Fizemos uma série de mobilizações. Nessa última que ocorreu no final de junho, conseguimos que o governo constituísse um grupo de trabalho. A primeira reunião será no dia 20 de julho. Acertamos que se constituísse esse grupo para parar as mobilizações e que não se cobrasse as dívidas por 90 dias. O governo aceitou por 60 dias. Assim, as dívidas de investimentos estão suspensas por 60 dias. As dívidas de custeio têm que ser pagas, mas as de investimentos terão esse prazo e não ficamos inadimplentes.

Nossa expectativa é de conseguir resolver isso nesse prazo. Se não faremos novas mobilizações. Não podemos nos conformar com o fato de 80% da agricultura familiar estar inadimplente e ficar por isso mesmo porque o governo não querer negociar. Quem está coordenando os processos é o Gilberto Carvalho [ministro da Secretaria Geral da Presidência], porque o MDA e o Ministério da Fazenda estão contra a renegociação das dívidas.

Qual a proposta dos movimentos sociais para resolver esse problema da agricultura familiar?

A proposta construída pelo conjunto dos movimentos do campo é que o governo junte todos os contratos em um único. A partir daí o agricultor dá um rebate de um determinado valor e o resto será pago nos próximos quinze anos, com dois ou três anos de carência. Seu eu pagar a proposta em dia, teria um bônus de 30% na parcela.

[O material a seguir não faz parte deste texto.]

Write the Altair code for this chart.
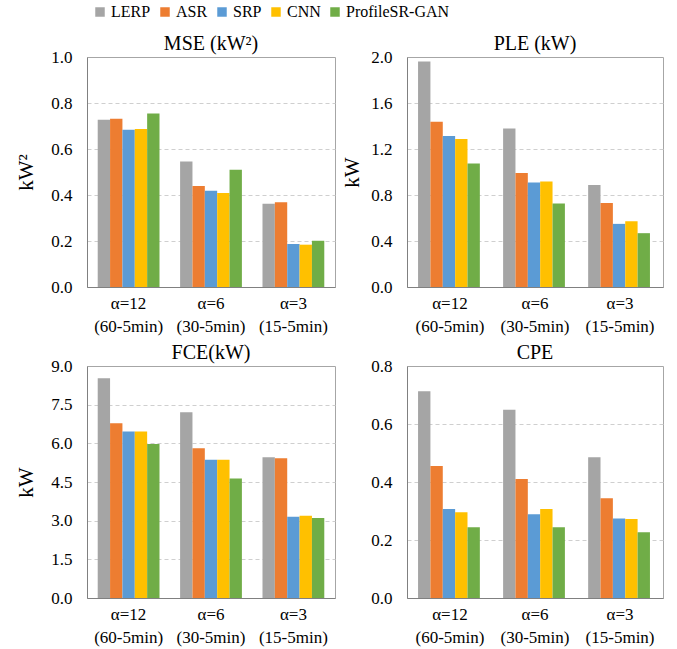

Essa é a proposta que o conjunto dos movimentos apresentaram e o governo até então não estava admitindo que tinha endividamento. A partir das mobilizações, o governo acabou admitindo que realmente havia um problema e que tínhamos que conversar. Agora vamos ouvir do governo sua contra proposta e dialogaremos a partir daí.

Como ficam os assentados da Reforma Agrária? 

O Pronaf não é uma linha de crédito para a Reforma Agrária. Não se pode fazer com que os diferentes sejam iguais. O pequeno agricultor que já está na terceira ou quarta geração familiar é muito mais estruturado. É diferente do agricultor que sai de um acampamento com a família com a disposição de trabalhar e chega em um lote tendo que entrar na lógica do Pronaf. Se mal serve para o pequeno agricultor, imagine para os assentados. Tem que ter uma linha de crédito diferenciado para a Reforma Agrária.